Thursday, October 16, 2008

Clueless, Part 2

Actually, it would be incorrect to say I had no clue about being transgendered. If a clue is something you try not to think about, something that occasionally wanders into the front of your mind, where you look at it for a moment in fascination before shoving it back in the closet, then I had a clue.

I cultivated androgyny (but without thinking of it as my gender.) Before that I cultivated feminism. And since feminism so strongly influenced my notions of gender, I'd like to talk about that. It's well known that feminism questions gender roles. And once you start questioning them, they vanish, like smoke. Are there any qualities which are unique to one sex or the other? Aside from a few biological facts, no, not really. Is it rational to suppose that the state of one's intellect, or one's heart, is completely determined by the state of one's genitals? Of course not.

Feminism taught me to believe that gender does not exist. At least, that was the lesson I took from it, perhaps because I was unsure to start with about the notion of gender. And when I began to think that I actually did have a gender, that the concept of masculinity was real to me in a way that could not in fact be explained by the state of my genitals . . . well. I tried not to believe it. It was my last attempt to fight back. Soon I gave up. Gender is real to me, somehow. It's irrational (I still believe that) but it's true.

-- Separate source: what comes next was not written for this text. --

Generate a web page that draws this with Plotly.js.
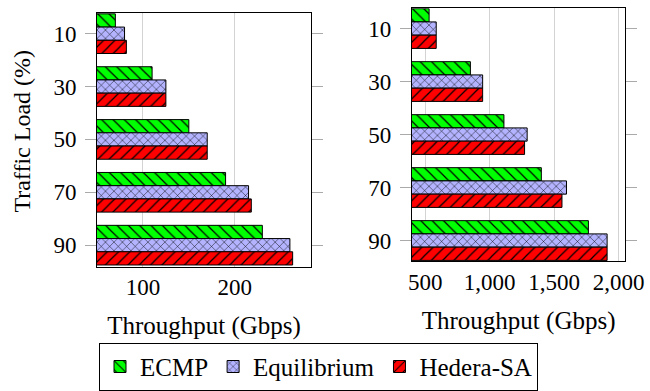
<!DOCTYPE html>
<html>
<head>
<meta charset="utf-8">
<script src="https://cdn.plot.ly/plotly-3.0.1.min.js"></script>
<style>html,body{margin:0;padding:0;background:#fff;}#chart{width:650px;height:391px;}</style>
</head>
<body>
<div id="chart"></div>
<script>
// Data
const loads = [10, 30, 50, 70, 90];
const seriesNames = ["ECMP", "Equilibrium", "Hedera-SA"];
const leftECMP = [70, 110, 150, 190, 230];
const leftEquilibrium = [80, 125, 170, 215, 260];
const leftHedera = [82, 125, 170, 218, 263];
const rightECMP = [530, 850, 1110, 1400, 1765];
const rightEquilibrium = [585, 945, 1290, 1595, 1910];
const rightHedera = [585, 945, 1270, 1560, 1910];
const leftXTicks = [100, 200];
const rightXTicks = [500, 1000, 1500, 2000];
const yTitle = "Traffic Load (%)";
const xTitle = "Throughput (Gbps)";

const colors = ["#00ff00", "#b3b3ff", "#ff0000"];
const shapes = ["\\", "x", "/"];
const patSizes = [8, 6, 8];
const serif = "Liberation Serif";

function mk(i, vals, xa, ya, showleg) {
  return {
    type: "bar", orientation: "h",
    name: seriesNames[i], y: loads, x: vals,
    xaxis: xa, yaxis: ya, showlegend: showleg, legendgroup: seriesNames[i],
    marker: {
      color: colors[i],
      line: {color: "#000", width: 1},
      pattern: {shape: shapes[i], fgcolor: "#000", bgcolor: colors[i], size: patSizes[i], solidity: 0.15, fillmode: "replace"}
    },
    hoverinfo: "skip"
  };
}

const data = [
  mk(0, leftECMP, "x", "y", true),
  mk(1, leftEquilibrium, "x", "y", true),
  mk(2, leftHedera, "x", "y", true),
  mk(0, rightECMP, "x2", "y2", false),
  mk(1, rightEquilibrium, "x2", "y2", false),
  mk(2, rightHedera, "x2", "y2", false)
];

const yCommon = {
  range: [98.2, 2.2], tickvals: loads, ticks: "outside", ticklen: 11, tickcolor: "#aaa", tickwidth: 1,
  ticklabelstandoff: 4,
  showline: true, linecolor: "#000", linewidth: 1, mirror: "ticks", showgrid: false, zeroline: false,
  tickfont: {family: serif, size: 23, color: "#000"}, fixedrange: true
};
const xCommon = {
  showline: true, linecolor: "#000", linewidth: 1, mirror: true, showgrid: true, gridcolor: "#d3d3d3", gridwidth: 1,
  zeroline: false, ticks: "", tickfont: {family: serif, size: 23, color: "#000"}, tickformat: ",",
  title: {text: xTitle, font: {family: serif, size: 25, color: "#000"}, standoff: 17}
};

const layout = {
  width: 650, height: 391,
  margin: {l: 0, r: 0, t: 0, b: 0},
  paper_bgcolor: "#fff", plot_bgcolor: "#fff",
  font: {family: serif, color: "#000"},
  barmode: "group", bargap: 0.25, bargroupgap: 0,
  xaxis: Object.assign({}, xCommon, {domain: [0.1492, 0.4785], range: [50, 283], tickvals: leftXTicks, anchor: "y"}),
  xaxis2: Object.assign({}, xCommon, {domain: [0.6338, 0.962], range: [397, 2051], tickvals: rightXTicks, anchor: "y2"}),
  yaxis: Object.assign({}, yCommon, {domain: [0.3051, 0.966], anchor: "x"}),
  yaxis2: Object.assign({}, yCommon, {domain: [0.3205, 0.9788], anchor: "x2", range: [97.7, 2.3]}),
  annotations: [{
    text: yTitle, xref: "paper", yref: "paper", x: 22 / 650, y: 1 - 134 / 391,
    xanchor: "center", yanchor: "middle", textangle: -90, showarrow: false,
    font: {family: serif, size: 24, color: "#000"}
  }],
  legend: {
    orientation: "h", x: 0.49, xanchor: "center", y: 0.1074, yanchor: "top",
    bordercolor: "#000", borderwidth: 1, bgcolor: "#fff",
    font: {family: serif, size: 25, color: "#000"}, itemwidth: 30, traceorder: "normal"
  },
  showlegend: true
};

Plotly.newPlot("chart", data, layout, {staticPlot: true, displayModeBar: false});
</script>
</body>
</html>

Feminism is extremely valuable to anyone who inhabits, or wants to inhabit, a female body. But although it questions gender, it has no notion of transgender. In a sense, it remains binary. It assumes that male and female are the only two options, and although I've read a lot of feminist books, I haven't come across any serious discussion of the idea that one can cross over from one gender to the other. (I'm sure someone has written about it. But it hasn't made its way into the core of feminist thought.) In practical terms, I think I understand why feminism ignores transgender: because it's not a solution to gender problems for the majority of people. Most people don't want to transition . . . and if a few do, what does that say about gender?

So. I can't explain to you why I am. I only know that it has become real for me. (I also know that it has been real for others. But that's a subject for another time.)